▶ _GIVEN PROBLEM_: Copy each line of the material below that includes the string "this".

▶ _THE DATA_:
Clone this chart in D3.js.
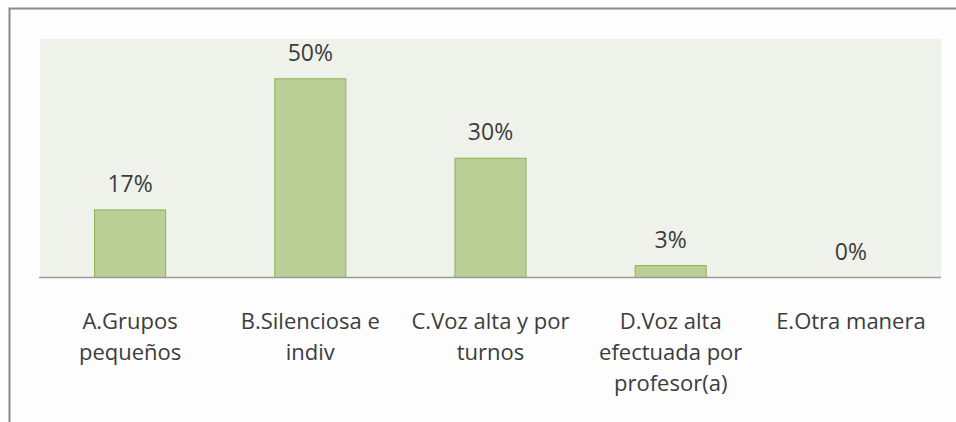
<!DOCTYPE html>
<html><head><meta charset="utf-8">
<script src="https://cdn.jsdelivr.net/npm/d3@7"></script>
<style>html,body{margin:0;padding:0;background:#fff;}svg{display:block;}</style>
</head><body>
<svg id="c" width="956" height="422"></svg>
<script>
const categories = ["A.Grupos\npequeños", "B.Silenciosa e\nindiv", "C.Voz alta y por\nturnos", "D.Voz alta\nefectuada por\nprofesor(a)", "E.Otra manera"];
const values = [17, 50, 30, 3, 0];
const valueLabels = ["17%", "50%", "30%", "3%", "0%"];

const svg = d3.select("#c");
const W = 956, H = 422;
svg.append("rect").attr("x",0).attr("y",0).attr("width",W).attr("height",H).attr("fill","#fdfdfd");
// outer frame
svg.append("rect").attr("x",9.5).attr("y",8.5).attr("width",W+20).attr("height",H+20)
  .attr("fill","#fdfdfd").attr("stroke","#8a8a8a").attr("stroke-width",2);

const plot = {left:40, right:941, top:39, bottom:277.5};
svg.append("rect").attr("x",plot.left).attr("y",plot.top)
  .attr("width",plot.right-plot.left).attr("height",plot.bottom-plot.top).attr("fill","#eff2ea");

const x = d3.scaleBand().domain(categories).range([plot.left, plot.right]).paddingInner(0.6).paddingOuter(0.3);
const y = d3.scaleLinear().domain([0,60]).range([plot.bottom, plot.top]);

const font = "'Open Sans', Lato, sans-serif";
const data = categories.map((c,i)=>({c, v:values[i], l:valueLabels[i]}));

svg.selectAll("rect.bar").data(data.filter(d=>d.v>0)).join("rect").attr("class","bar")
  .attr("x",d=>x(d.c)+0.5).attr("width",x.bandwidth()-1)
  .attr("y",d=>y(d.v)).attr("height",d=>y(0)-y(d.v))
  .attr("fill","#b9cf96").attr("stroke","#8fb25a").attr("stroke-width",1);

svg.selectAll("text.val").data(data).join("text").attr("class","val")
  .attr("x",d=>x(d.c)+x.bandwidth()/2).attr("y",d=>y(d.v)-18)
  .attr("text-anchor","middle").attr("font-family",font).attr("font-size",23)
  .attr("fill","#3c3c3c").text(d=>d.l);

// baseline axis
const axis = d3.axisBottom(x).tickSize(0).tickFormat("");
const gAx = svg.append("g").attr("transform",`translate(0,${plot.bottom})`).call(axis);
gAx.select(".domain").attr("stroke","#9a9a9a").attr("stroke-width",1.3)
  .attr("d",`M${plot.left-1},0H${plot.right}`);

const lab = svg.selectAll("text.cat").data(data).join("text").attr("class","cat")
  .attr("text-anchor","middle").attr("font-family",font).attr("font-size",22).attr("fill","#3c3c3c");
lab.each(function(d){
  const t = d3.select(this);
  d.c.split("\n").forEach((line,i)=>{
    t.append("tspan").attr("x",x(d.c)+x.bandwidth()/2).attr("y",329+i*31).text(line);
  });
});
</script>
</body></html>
--
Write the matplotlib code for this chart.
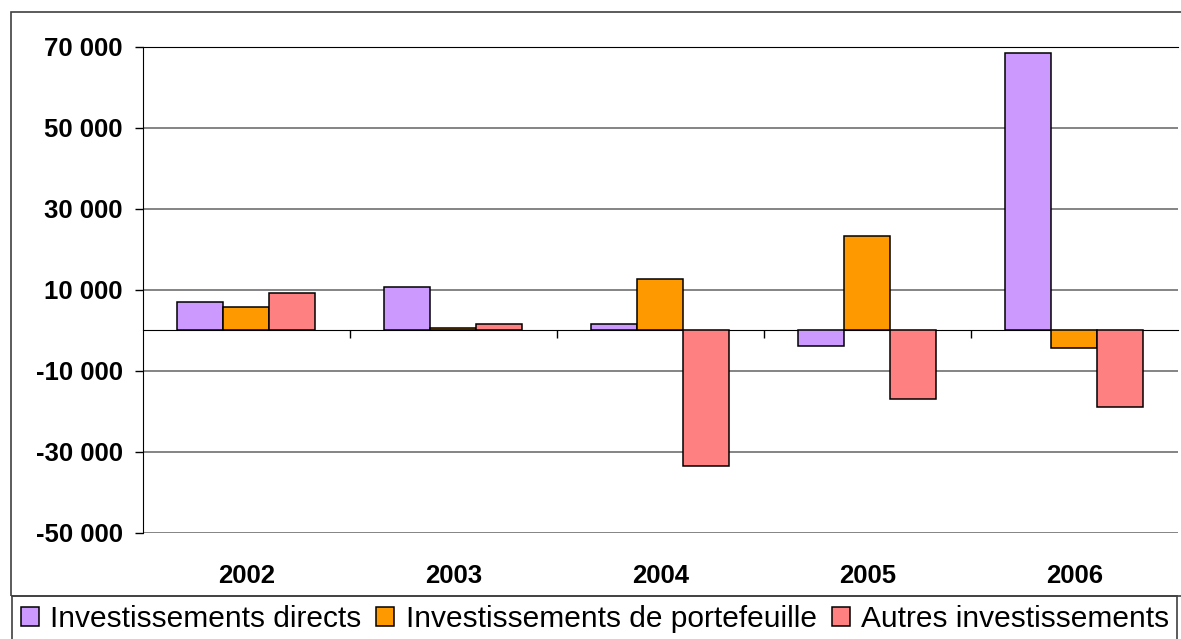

▶ _REPLY TO THE TASK_:
Clone this chart in D3.js.
  const t = d3.select(this);
Write the matplotlib code for this chart.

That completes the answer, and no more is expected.